The post of Herb Strewer is an obsolete position in the United Kingdom dating back to the late 17th century.  The primary duty of the Herb Strewer was to distribute herbs and flowers (known as strewing herbs) throughout the royal apartments in order to mask less pleasant aromas (such as those from the Thames which at that time, before the construction of London's network of sewers, was particularly unhygienic).

The earliest recorded Herb Strewer was Bridget Rumney, who held the post from 1660 to 1671 and received an annual salary of £24, as well as two yards of superfine scarlet cloth for livery, as did all of her successors. The last full-time Herb Strewer was Mary Rayner, who served George III and two of his sons for a total of 43 years.

For his coronation in 1820, George IV appointed an old friend, Anne Fellowes, to the post, and she and her six attendants scattered flowers and herbs along the carpet of Westminster Abbey. She wore a traditional dress of white satin with a scarlet mantle trimmed with gold, a head dress of gold wheat intermixed with laurel and oak leaves, and bore a gold badge and chain.

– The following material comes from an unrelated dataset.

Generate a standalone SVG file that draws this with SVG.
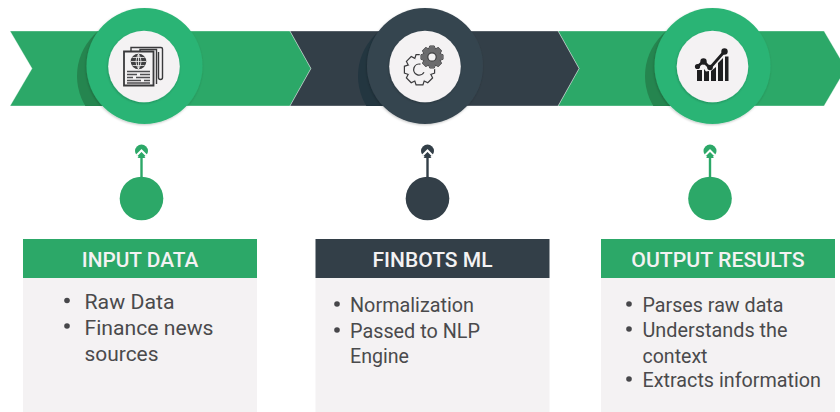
<svg xmlns="http://www.w3.org/2000/svg" width="840" height="412" viewBox="0 0 840 412">
<style>
.g{fill:#2ca868}.d{fill:#333f48}.gl{fill:#2bb474}.dl{fill:#36454f}.gs{fill:#25854f}.ds{fill:#233640}
.w{fill:#f4f2f3}.gst{stroke:#2ca868}.dst{stroke:#333f48}
.stem{stroke-width:2.4;fill:none}
.band{stroke:#fff;stroke-opacity:.45;stroke-width:.8}
.hd{font:500 21px Roboto,"Liberation Sans",sans-serif;fill:#f4f2f3;text-anchor:middle}
.tx{font:400 20.4px Roboto,"Liberation Sans",sans-serif;fill:#4a4a4c}
.ic{fill:none;stroke:#3a3a3c;stroke-width:1.4}
.bul{fill:#47474a}
.tip{fill:none;stroke:#fff;stroke-width:2}
</style>
<defs>
<clipPath id="b1"><rect x="0" y="31" width="290" height="75"/></clipPath>
<clipPath id="b2"><rect x="290" y="31" width="280" height="75"/></clipPath>
<clipPath id="b3"><rect x="560" y="31" width="280" height="75"/></clipPath>
<filter id="sh" x="-20%" y="-20%" width="140%" height="140%"><feDropShadow dx="-0.5" dy="1" stdDeviation="1" flood-color="#000" flood-opacity=".22"/></filter>
<g id="teeth">
<path id="t" d="M-3-14.500H3L4.500-10H-4.500Z"/>
<use href="#t" transform="rotate(45)"/><use href="#t" transform="rotate(90)"/><use href="#t" transform="rotate(135)"/><use href="#t" transform="rotate(180)"/><use href="#t" transform="rotate(225)"/><use href="#t" transform="rotate(270)"/><use href="#t" transform="rotate(315)"/>
<circle r="11"/>
</g>
</defs>
<g id="band-3"><polygon class="g band" points="558,31 824,31 846,68.500 824,106 558,106 579,68.500"/></g>
<g id="band-1"><polygon class="g band" points="10,31 290,31 311,68.500 290,106 10,106 32,68.500"/></g>
<g id="band-2"><polygon class="d band" points="290,31 558,31 579,68.500 558,106 290,106 311,68.500"/></g>

<g id="node-input-icon">
<circle class="gs" cx="135" cy="76" r="58" clip-path="url(#b1)"/>
<circle class="gl" cx="144.500" cy="66" r="58" filter="url(#sh)"/>
<circle class="w" cx="144" cy="66.500" r="35.800" filter="url(#sh)"/>
<path class="ic" d="M131 51V47.500H161Q162.500 47.500 162.500 49V77.500Q162.500 79.500 160.500 79.500Q158.500 79.500 158.500 77.500V52"/>
<path class="ic" d="M140 51V49.500H156.500V84"/>
<path d="M124 51.500H153.500V85.500H124Z" fill="none" stroke="#3a3a3c" stroke-width="1.800"/>
<circle cx="138.500" cy="61.500" r="7.800" fill="#3f3f41"/>
<path d="M131 61.500H146M138.500 54V69M132.500 57.500H144.500M132.500 65.500H144.500M138.500 54Q133.500 61.500 138.500 69Q143.500 61.500 138.500 54" fill="none" stroke="#f4f2f3" stroke-width=".8"/>
<path d="M127 71.500H150M127 74.500H137M140 74.500H150M127 77.500H133M136 77.500H150M127 80.500H141M144 80.500H150M127 83H150" fill="none" stroke="#4e4e50" stroke-width="1.400"/>
</g>

<g id="node-finbots-icon">
<circle class="ds" cx="416" cy="76" r="58" clip-path="url(#b2)"/>
<circle class="dl" cx="425" cy="66" r="58" filter="url(#sh)"/>
<circle class="w" cx="425" cy="66.500" r="35.800" filter="url(#sh)"/>
<g transform="translate(419.500 69.700)">
<use href="#teeth" fill="#3a3a3c" stroke="#3a3a3c" stroke-width="2.400"/>
<use href="#teeth" fill="#f4f2f3"/>
<path d="M4.500 2.500A5.500 5.500 0 1 1 1 -5.500" fill="none" stroke="#3a3a3c" stroke-width="1.300"/>
</g>
<circle class="w" cx="432" cy="57" r="12.500"/>
<g transform="translate(432 57) scale(.76)">
<use href="#teeth" fill="#6c6c6e" stroke="#3a3a3c" stroke-width="1.300"/>
<use href="#teeth" fill="#6c6c6e"/>
<circle r="5.500" fill="#f4f2f3" stroke="#3a3a3c" stroke-width="1.500"/>
</g>
</g>

<g id="node-output-icon">
<circle class="gs" cx="703" cy="76" r="58" clip-path="url(#b3)"/>
<circle class="gl" cx="712.500" cy="66" r="58" filter="url(#sh)"/>
<circle class="w" cx="712.500" cy="66.500" r="35.800" filter="url(#sh)"/>
<path fill="#1e1e20" d="M697 81V70H702V81ZM704 81V69L706 71.500L709 71V81ZM711 81V71L716 67V81ZM718 81V63L723 58V81ZM725 81V56.500H728.500V81Z"/>
<path d="M697.500 66.500L703.500 61.500L710 68L724 52" fill="none" stroke="#1e1e20" stroke-width="2.800"/>
<circle cx="697.500" cy="66.500" r="2.600" fill="#1e1e20"/><circle cx="703.500" cy="61.500" r="3.200" fill="#1e1e20"/><circle cx="710" cy="67.500" r="2.800" fill="#1e1e20"/><circle cx="724.500" cy="51.500" r="3.200" fill="#1e1e20"/>
</g>

<g id="connectors">
<path class="stem gst" d="M141.500 156V178"/>
<path class="stem dst" d="M427.500 156V178"/>
<path class="stem gst" d="M710 156V178"/>
</g>

<g id="node-input-marker">
<circle class="g" cx="141.500" cy="198.500" r="21.800"/>
<circle class="g" cx="141.500" cy="151" r="6.500"/>
<path class="tip" d="M136.500 155.500L141.500 150.500L146.500 155.500"/>
<path class="g" d="M137.500 158L141.500 154L145.500 158Z"/>
</g>
<g id="node-finbots-marker">
<circle class="d" cx="427.500" cy="198.500" r="21.800"/>
<circle class="d" cx="427.500" cy="151" r="6.500"/>
<path class="tip" d="M422.500 155.500L427.500 150.500L432.500 155.500"/>
<path class="d" d="M423.500 158L427.500 154L431.500 158Z"/>
</g>
<g id="node-output-marker">
<circle class="g" cx="710" cy="198.500" r="21.800"/>
<circle class="g" cx="710" cy="151" r="6.500"/>
<path class="tip" d="M705 155.500L710 150.500L715 155.500"/>
<path class="g" d="M706 158L710 154L714 158Z"/>
</g>

<g id="card-input">
<rect class="w" x="23" y="278" width="234" height="134"/>
<rect class="g" x="23" y="239" width="234" height="39"/>
<text class="hd" x="140" y="267" textLength="116.500" lengthAdjust="spacingAndGlyphs">INPUT DATA</text>
<circle class="bul" cx="67" cy="300.500" r="2.800"/><circle class="bul" cx="67" cy="326" r="2.800"/>
<text class="tx" x="84.500" y="309" textLength="90" lengthAdjust="spacingAndGlyphs">Raw Data</text>
<text class="tx" x="84.500" y="335" textLength="129" lengthAdjust="spacingAndGlyphs">Finance news</text>
<text class="tx" x="84.500" y="361" textLength="74" lengthAdjust="spacingAndGlyphs">sources</text>
</g>
<g id="card-finbots">
<rect class="w" x="315.500" y="278" width="234" height="134"/>
<rect class="d" x="315.500" y="239" width="234" height="39"/>
<text class="hd" x="432.500" y="267" textLength="120" lengthAdjust="spacingAndGlyphs">FINBOTS ML</text>
<circle class="bul" cx="337" cy="304" r="2.800"/><circle class="bul" cx="337" cy="330" r="2.800"/>
<text class="tx" x="350" y="312" textLength="124" lengthAdjust="spacingAndGlyphs">Normalization</text>
<text class="tx" x="350" y="338" textLength="130" lengthAdjust="spacingAndGlyphs">Passed to NLP</text>
<text class="tx" x="350" y="363" textLength="59" lengthAdjust="spacingAndGlyphs">Engine</text>
</g>
<g id="card-output">
<rect class="w" x="601" y="278" width="234" height="134"/>
<rect class="g" x="601" y="239" width="234" height="39"/>
<text class="hd" x="718" y="267" textLength="173.500" lengthAdjust="spacingAndGlyphs">OUTPUT RESULTS</text>
<circle class="bul" cx="629" cy="304" r="2.800"/><circle class="bul" cx="629" cy="329" r="2.800"/><circle class="bul" cx="629" cy="379" r="2.800"/>
<text class="tx" x="642.500" y="312" textLength="141" lengthAdjust="spacingAndGlyphs">Parses raw data</text>
<text class="tx" x="642.500" y="337" textLength="145" lengthAdjust="spacingAndGlyphs">Understands the</text>
<text class="tx" x="642.500" y="363" textLength="65" lengthAdjust="spacingAndGlyphs">context</text>
<text class="tx" x="642.500" y="387" textLength="178.500" lengthAdjust="spacingAndGlyphs">Extracts information</text>
</g>
</svg>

Fellowes applied for the job again on the occasion of the coronation of William IV but, owing to cutbacks in the ceremony, her services were not required. Neither Queen Victoria nor any subsequent British monarchs have appointed a Herb Strewer for their coronations; however the Fellowes to this day claim this position for the eldest unmarried daughter of the family.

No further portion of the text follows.